>> Begin Data extract

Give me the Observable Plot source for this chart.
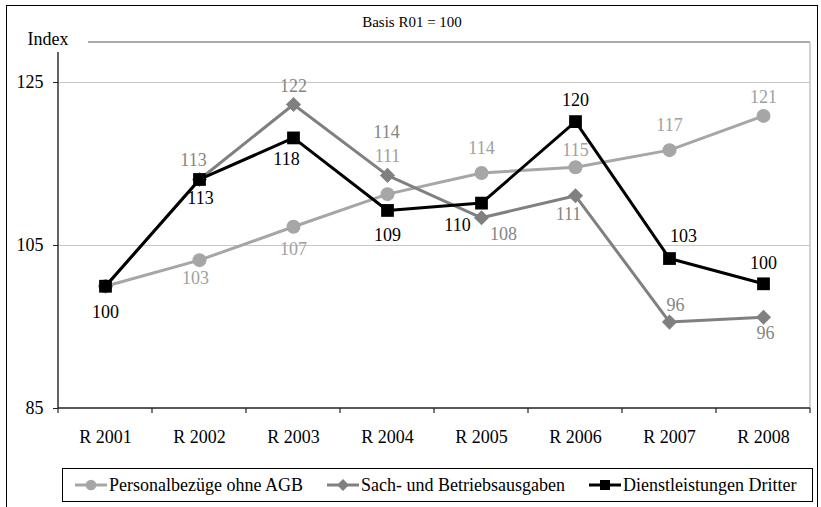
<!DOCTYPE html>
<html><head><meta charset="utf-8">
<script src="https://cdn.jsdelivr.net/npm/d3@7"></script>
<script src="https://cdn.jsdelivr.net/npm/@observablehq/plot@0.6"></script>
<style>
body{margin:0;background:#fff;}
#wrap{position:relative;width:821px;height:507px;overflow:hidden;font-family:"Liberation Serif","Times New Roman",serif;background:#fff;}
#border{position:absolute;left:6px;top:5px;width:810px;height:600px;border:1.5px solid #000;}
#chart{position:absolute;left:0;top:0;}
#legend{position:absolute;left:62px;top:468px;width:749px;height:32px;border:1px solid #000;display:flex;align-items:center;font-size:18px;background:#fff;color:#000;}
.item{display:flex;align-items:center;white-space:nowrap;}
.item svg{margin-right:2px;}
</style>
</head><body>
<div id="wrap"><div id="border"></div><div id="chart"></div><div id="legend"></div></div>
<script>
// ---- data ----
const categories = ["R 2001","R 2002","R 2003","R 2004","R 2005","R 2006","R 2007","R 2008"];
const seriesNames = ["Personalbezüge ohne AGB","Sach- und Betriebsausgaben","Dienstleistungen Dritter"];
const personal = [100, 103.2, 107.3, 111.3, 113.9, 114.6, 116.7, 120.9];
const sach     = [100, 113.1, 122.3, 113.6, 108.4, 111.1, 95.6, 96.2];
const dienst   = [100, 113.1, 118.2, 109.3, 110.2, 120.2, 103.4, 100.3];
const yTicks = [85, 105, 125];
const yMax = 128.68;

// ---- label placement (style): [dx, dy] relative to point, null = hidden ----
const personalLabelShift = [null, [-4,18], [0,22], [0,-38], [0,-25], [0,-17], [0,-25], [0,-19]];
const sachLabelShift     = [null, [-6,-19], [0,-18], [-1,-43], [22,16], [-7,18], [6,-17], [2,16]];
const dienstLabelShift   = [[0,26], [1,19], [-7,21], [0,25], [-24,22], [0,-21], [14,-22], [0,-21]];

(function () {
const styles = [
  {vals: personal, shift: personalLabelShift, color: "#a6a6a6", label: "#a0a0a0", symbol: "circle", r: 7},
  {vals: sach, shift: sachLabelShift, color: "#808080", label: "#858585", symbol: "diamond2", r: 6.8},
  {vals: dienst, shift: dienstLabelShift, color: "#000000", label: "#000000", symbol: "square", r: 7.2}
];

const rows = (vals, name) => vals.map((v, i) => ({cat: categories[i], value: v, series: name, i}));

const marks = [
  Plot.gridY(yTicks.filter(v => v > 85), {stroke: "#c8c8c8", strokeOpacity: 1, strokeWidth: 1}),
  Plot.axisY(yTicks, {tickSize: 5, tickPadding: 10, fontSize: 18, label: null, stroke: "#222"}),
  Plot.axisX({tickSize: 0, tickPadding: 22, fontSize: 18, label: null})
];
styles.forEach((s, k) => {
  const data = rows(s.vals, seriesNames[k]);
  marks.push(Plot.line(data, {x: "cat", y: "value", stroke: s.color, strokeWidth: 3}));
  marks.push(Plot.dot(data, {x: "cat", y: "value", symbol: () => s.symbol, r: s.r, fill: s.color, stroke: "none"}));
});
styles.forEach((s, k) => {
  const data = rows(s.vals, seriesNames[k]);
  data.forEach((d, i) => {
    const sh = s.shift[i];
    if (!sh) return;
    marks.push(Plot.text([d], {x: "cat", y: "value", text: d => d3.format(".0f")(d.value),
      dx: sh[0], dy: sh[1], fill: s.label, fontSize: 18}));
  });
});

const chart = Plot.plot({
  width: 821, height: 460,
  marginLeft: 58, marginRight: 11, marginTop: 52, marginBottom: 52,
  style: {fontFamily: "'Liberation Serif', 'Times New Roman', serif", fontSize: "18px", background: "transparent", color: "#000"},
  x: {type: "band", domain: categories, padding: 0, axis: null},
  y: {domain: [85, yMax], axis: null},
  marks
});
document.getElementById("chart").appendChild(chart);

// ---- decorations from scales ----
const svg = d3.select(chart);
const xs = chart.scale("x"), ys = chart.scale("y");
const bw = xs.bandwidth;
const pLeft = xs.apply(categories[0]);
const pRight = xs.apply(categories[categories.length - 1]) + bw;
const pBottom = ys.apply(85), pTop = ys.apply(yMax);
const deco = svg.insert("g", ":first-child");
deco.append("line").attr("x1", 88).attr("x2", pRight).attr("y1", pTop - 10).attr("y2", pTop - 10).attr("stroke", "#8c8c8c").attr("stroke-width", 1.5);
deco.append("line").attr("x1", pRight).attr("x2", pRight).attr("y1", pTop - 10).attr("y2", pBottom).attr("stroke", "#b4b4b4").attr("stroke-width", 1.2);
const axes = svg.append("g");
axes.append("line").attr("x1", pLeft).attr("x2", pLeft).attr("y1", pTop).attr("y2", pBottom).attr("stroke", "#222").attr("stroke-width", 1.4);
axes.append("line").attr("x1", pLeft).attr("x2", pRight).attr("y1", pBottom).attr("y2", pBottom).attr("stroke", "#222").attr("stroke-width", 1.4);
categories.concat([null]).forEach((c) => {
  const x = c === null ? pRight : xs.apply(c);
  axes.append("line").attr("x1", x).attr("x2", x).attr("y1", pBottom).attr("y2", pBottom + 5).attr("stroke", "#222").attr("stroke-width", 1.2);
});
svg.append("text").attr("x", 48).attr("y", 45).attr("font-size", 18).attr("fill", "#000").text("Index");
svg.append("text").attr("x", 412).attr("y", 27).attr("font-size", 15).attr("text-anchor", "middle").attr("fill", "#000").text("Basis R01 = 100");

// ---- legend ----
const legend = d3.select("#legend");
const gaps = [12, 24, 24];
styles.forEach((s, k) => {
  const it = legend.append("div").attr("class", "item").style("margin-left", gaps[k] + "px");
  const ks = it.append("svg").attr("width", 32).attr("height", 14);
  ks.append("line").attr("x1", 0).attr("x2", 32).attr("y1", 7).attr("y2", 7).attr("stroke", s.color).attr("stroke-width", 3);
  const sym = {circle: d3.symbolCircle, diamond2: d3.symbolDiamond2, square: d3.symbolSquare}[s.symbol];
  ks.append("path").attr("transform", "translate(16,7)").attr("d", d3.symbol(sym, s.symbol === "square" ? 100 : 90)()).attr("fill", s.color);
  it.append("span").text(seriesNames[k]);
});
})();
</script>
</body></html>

>> End Data extract

▸ **Stated goal**: Print each line of the material above exactly, with the pictures removed from your copy.

▸ **The result**:
Give me the Observable Plot source for this chart.
<!DOCTYPE html>
<html><head><meta charset="utf-8">
<script src="https://cdn.jsdelivr.net/npm/d3@7"></script>
<script src="https://cdn.jsdelivr.net/npm/@observablehq/plot@0.6"></script>
<style>
body{margin:0;background:#fff;}
#wrap{position:relative;width:821px;height:507px;overflow:hidden;font-family:"Liberation Serif","Times New Roman",serif;background:#fff;}
#border{position:absolute;left:6px;top:5px;width:810px;height:600px;border:1.5px solid #000;}
#chart{position:absolute;left:0;top:0;}
#legend{position:absolute;left:62px;top:468px;width:749px;height:32px;border:1px solid #000;display:flex;align-items:center;font-size:18px;background:#fff;color:#000;}
.item{display:flex;align-items:center;white-space:nowrap;}
.item svg{margin-right:2px;}
</style>
</head><body>
<div id="wrap"><div id="border"></div><div id="chart"></div><div id="legend"></div></div>
<script>
// ---- data ----
const categories = ["R 2001","R 2002","R 2003","R 2004","R 2005","R 2006","R 2007","R 2008"];
const seriesNames = ["Personalbezüge ohne AGB","Sach- und Betriebsausgaben","Dienstleistungen Dritter"];
const personal = [100, 103.2, 107.3, 111.3, 113.9, 114.6, 116.7, 120.9];
const sach     = [100, 113.1, 122.3, 113.6, 108.4, 111.1, 95.6, 96.2];
const dienst   = [100, 113.1, 118.2, 109.3, 110.2, 120.2, 103.4, 100.3];
const yTicks = [85, 105, 125];
const yMax = 128.68;

// ---- label placement (style): [dx, dy] relative to point, null = hidden ----
const personalLabelShift = [null, [-4,18], [0,22], [0,-38], [0,-25], [0,-17], [0,-25], [0,-19]];
const sachLabelShift     = [null, [-6,-19], [0,-18], [-1,-43], [22,16], [-7,18], [6,-17], [2,16]];
const dienstLabelShift   = [[0,26], [1,19], [-7,21], [0,25], [-24,22], [0,-21], [14,-22], [0,-21]];

(function () {
const styles = [
  {vals: personal, shift: personalLabelShift, color: "#a6a6a6", label: "#a0a0a0", symbol: "circle", r: 7},
  {vals: sach, shift: sachLabelShift, color: "#808080", label: "#858585", symbol: "diamond2", r: 6.8},
  {vals: dienst, shift: dienstLabelShift, color: "#000000", label: "#000000", symbol: "square", r: 7.2}
];

const rows = (vals, name) => vals.map((v, i) => ({cat: categories[i], value: v, series: name, i}));

const marks = [
  Plot.gridY(yTicks.filter(v => v > 85), {stroke: "#c8c8c8", strokeOpacity: 1, strokeWidth: 1}),
  Plot.axisY(yTicks, {tickSize: 5, tickPadding: 10, fontSize: 18, label: null, stroke: "#222"}),
  Plot.axisX({tickSize: 0, tickPadding: 22, fontSize: 18, label: null})
];
styles.forEach((s, k) => {
  const data = rows(s.vals, seriesNames[k]);
  marks.push(Plot.line(data, {x: "cat", y: "value", stroke: s.color, strokeWidth: 3}));
  marks.push(Plot.dot(data, {x: "cat", y: "value", symbol: () => s.symbol, r: s.r, fill: s.color, stroke: "none"}));
});
styles.forEach((s, k) => {
  const data = rows(s.vals, seriesNames[k]);
  data.forEach((d, i) => {
    const sh = s.shift[i];
    if (!sh) return;
    marks.push(Plot.text([d], {x: "cat", y: "value", text: d => d3.format(".0f")(d.value),
      dx: sh[0], dy: sh[1], fill: s.label, fontSize: 18}));
  });
});

const chart = Plot.plot({
  width: 821, height: 460,
  marginLeft: 58, marginRight: 11, marginTop: 52, marginBottom: 52,
  style: {fontFamily: "'Liberation Serif', 'Times New Roman', serif", fontSize: "18px", background: "transparent", color: "#000"},
  x: {type: "band", domain: categories, padding: 0, axis: null},
  y: {domain: [85, yMax], axis: null},
  marks
});
document.getElementById("chart").appendChild(chart);

// ---- decorations from scales ----
const svg = d3.select(chart);
const xs = chart.scale("x"), ys = chart.scale("y");
const bw = xs.bandwidth;
const pLeft = xs.apply(categories[0]);
const pRight = xs.apply(categories[categories.length - 1]) + bw;
const pBottom = ys.apply(85), pTop = ys.apply(yMax);
const deco = svg.insert("g", ":first-child");
deco.append("line").attr("x1", 88).attr("x2", pRight).attr("y1", pTop - 10).attr("y2", pTop - 10).attr("stroke", "#8c8c8c").attr("stroke-width", 1.5);
deco.append("line").attr("x1", pRight).attr("x2", pRight).attr("y1", pTop - 10).attr("y2", pBottom).attr("stroke", "#b4b4b4").attr("stroke-width", 1.2);
const axes = svg.append("g");
axes.append("line").attr("x1", pLeft).attr("x2", pLeft).attr("y1", pTop).attr("y2", pBottom).attr("stroke", "#222").attr("stroke-width", 1.4);
axes.append("line").attr("x1", pLeft).attr("x2", pRight).attr("y1", pBottom).attr("y2", pBottom).attr("stroke", "#222").attr("stroke-width", 1.4);
categories.concat([null]).forEach((c) => {
  const x = c === null ? pRight : xs.apply(c);
  axes.append("line").attr("x1", x).attr("x2", x).attr("y1", pBottom).attr("y2", pBottom + 5).attr("stroke", "#222").attr("stroke-width", 1.2);
});
svg.append("text").attr("x", 48).attr("y", 45).attr("font-size", 18).attr("fill", "#000").text("Index");
svg.append("text").attr("x", 412).attr("y", 27).attr("font-size", 15).attr("text-anchor", "middle").attr("fill", "#000").text("Basis R01 = 100");

// ---- legend ----
const legend = d3.select("#legend");
const gaps = [12, 24, 24];
styles.forEach((s, k) => {
  const it = legend.append("div").attr("class", "item").style("margin-left", gaps[k] + "px");
  const ks = it.append("svg").attr("width", 32).attr("height", 14);
  ks.append("line").attr("x1", 0).attr("x2", 32).attr("y1", 7).attr("y2", 7).attr("stroke", s.color).attr("stroke-width", 3);
  const sym = {circle: d3.symbolCircle, diamond2: d3.symbolDiamond2, square: d3.symbolSquare}[s.symbol];
  ks.append("path").attr("transform", "translate(16,7)").attr("d", d3.symbol(sym, s.symbol === "square" ? 100 : 90)()).attr("fill", s.color);
  it.append("span").text(seriesNames[k]);
});
})();
</script>
</body></html>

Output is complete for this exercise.